Teach in Taos: Propose a Course


The course proposal process involves four basic stages of submission, selection, enrollment, and confirmation.

  1. Submission: When you submit your proposal form online, a confirmation email will be sent to you, the Taos Office and your department chair. Your course must be approved by your department chair and dean in order for it to be considered.
  2. Selection: After the proposal due date, all proposals will be reviewed by the SMU-in-Taos Course Selection Committee. Once courses have been selected, you will be notified via email. You will also receive a Contract Letter and Course Budget via email. Both documents should be signed and returned to the Taos Office as soon as possible.
  3. Enrollment: Shortly after the course listing is set, the Taos Office will announce courses and begin accepting student applications online.
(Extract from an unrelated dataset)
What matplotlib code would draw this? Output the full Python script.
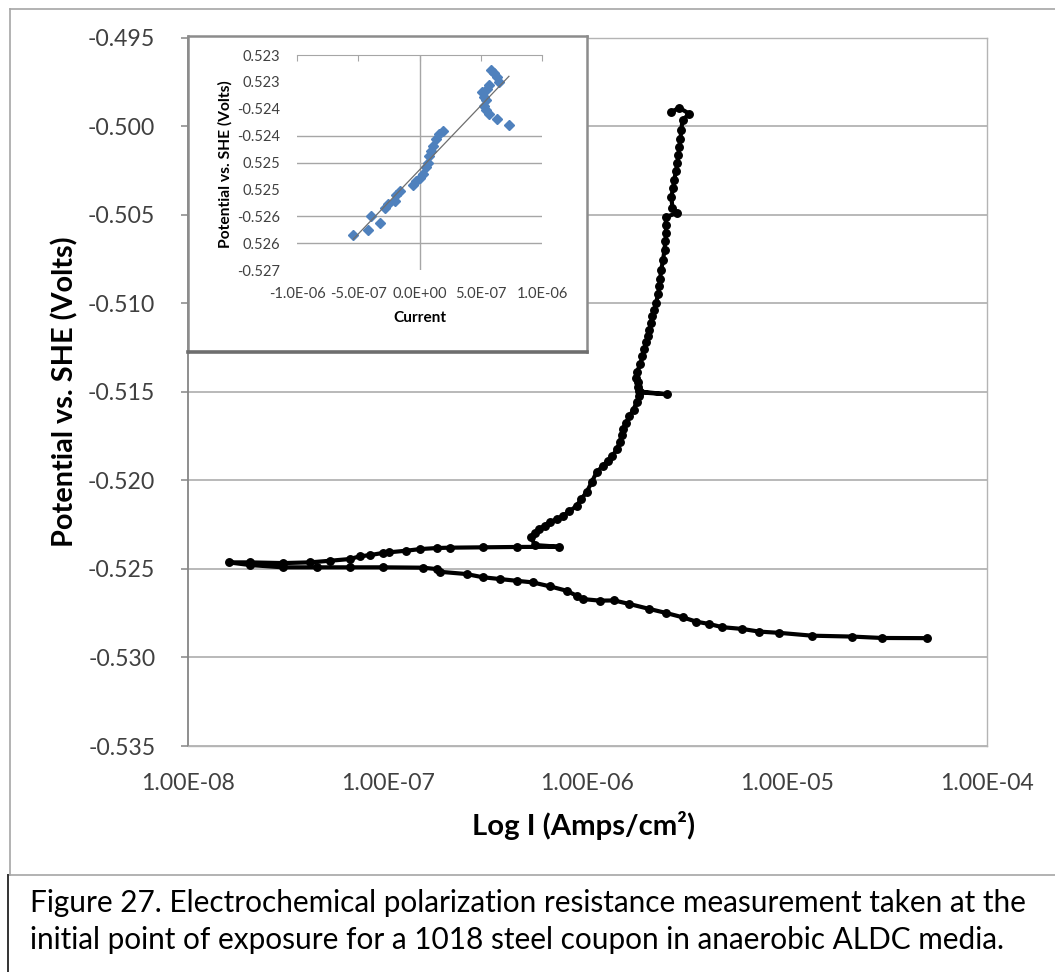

At this time, we will need your assistance in promoting the full course offerings as well as your own class. Course enrollment numbers will be monitored throughout the student applications process. Your course may be cancelled if it does not garner sufficient enrollment by the priority application deadline.
  4. Confirmation: After the student priority application deadline, the Taos Office will notify you of your course's status. If your course has been confirmed, you will be sent an email regarding Faculty Forms, which will need to completed and returned to the Taos Campus Coordinator as soon as possible.
  5. Orientation: A student orientation is held in Dallas prior to each term. Time is set aside during this orientation for faculty to meet with their students (informally) and begin laying out expectations for the course. Faculty are required to attend this orientation.
  SMU-in-Taos course proposal process graphic.

Course proposal form

We hope you will consider proposing a course for SMU-in-Taos. Should you need additional information, please contact us directly. Faculty who wish to teach at SMU-in-Taos must submit a course proposal form. Typically, courses with obvious southwest relevance or experiential learning components, high student demand and departmental support will be most successful.